One way to prove this is to prove that the isometry group of $E^2$ does not even contain a subgroup isomorphic to $\mathbb{Z}_2 \oplus \mathbb{Z}_2 \oplus \mathbb{Z}_2$. Yes, the classification of Euclidean isometries will help, but you also need to know about some special subgroups of the group of isometries. In particular, you can use the following facts:

• For every finite group of isometries $G$ of $E^2$, there exists a point $x \in E^2$ fixed by each element of $G$.

So we can assume that your subgroup $G = \text{Iso}(A) \approx \mathbb Z_2 \oplus \mathbb Z_2 \oplus \mathbb Z_2$ fixes some point $x$.

• The subgroup $\Gamma_x < E^2$ of all isometries that fixes $x$ can be decomposed as a split short exact sequence $$1 \to S^1_x \to \Gamma_x \to \mathbb Z_2 \to 1 $$ where $S^1_x$ is the circle group of rotations around $x$, and a splitting $\mathbb Z_2 \to \Gamma_x$ is given by any reflection across a line through $x$.

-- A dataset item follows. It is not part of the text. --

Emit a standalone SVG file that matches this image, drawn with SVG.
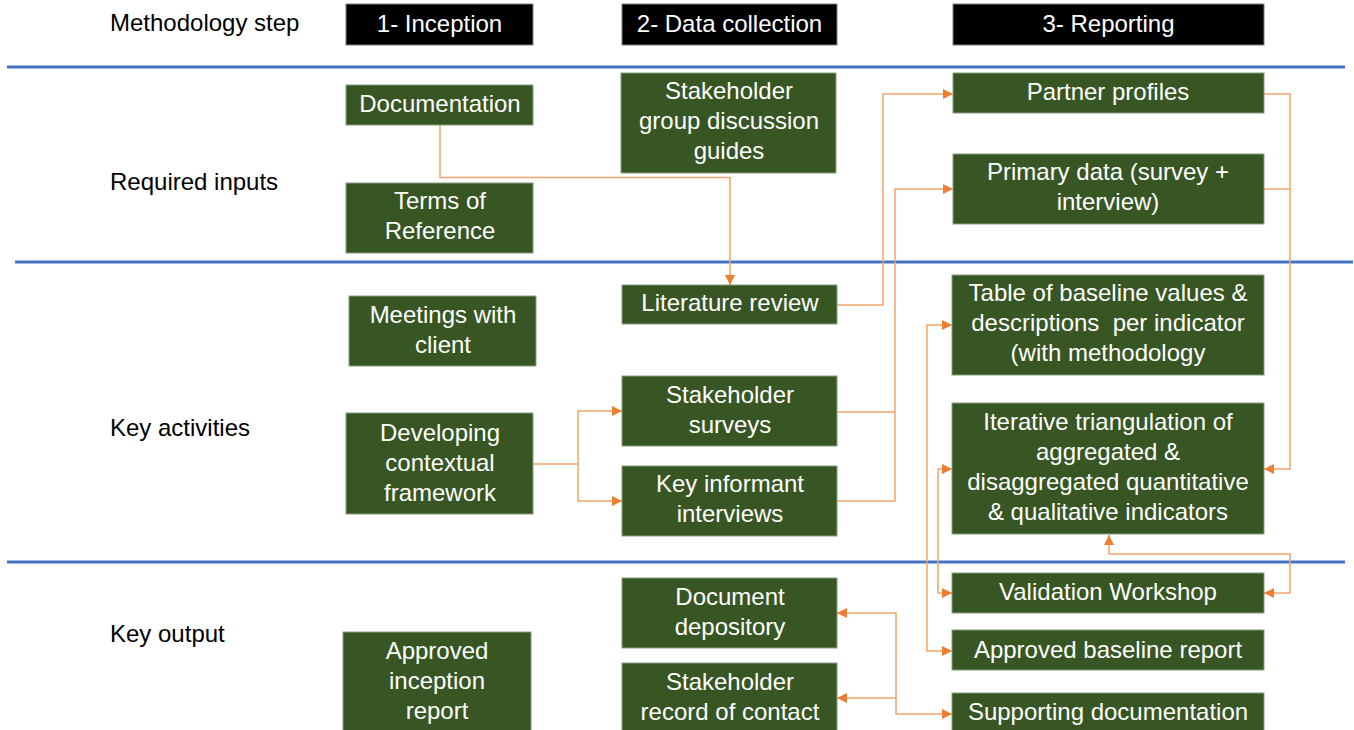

So, $G$ is contained in $\Gamma_x$.

• The normal subgroup $S^1_x$ contains a unique order $2$ element, namely the $180^\circ$ rotation around $x$. That element generates an order 2 subgroup $R_x$, which is a normal subgroup of $\Gamma_x$.

To finish the proof we consider two cases.

If $G$ contains $R_x$ then $G \cap S^1_x = R_x$, because of uniqueness of the order $2$ element in the group $S^1_x$. It follows that the homomorphic image of $G$ in $\mathbb Z_2$ is isomorphic to $G/R_x$ which has order $4$.

Whereas if $G$ does not contain $R_x$ then $G \cap S^1_x$ is trivial, by the same uniqueness argument. It follows the homomorphic image of $G$ in $\mathbb Z_2$ is isomorphic to $G$ which has order $8$.

In either case one gets a contradiction: $\mathbb Z_2$ only has order 2.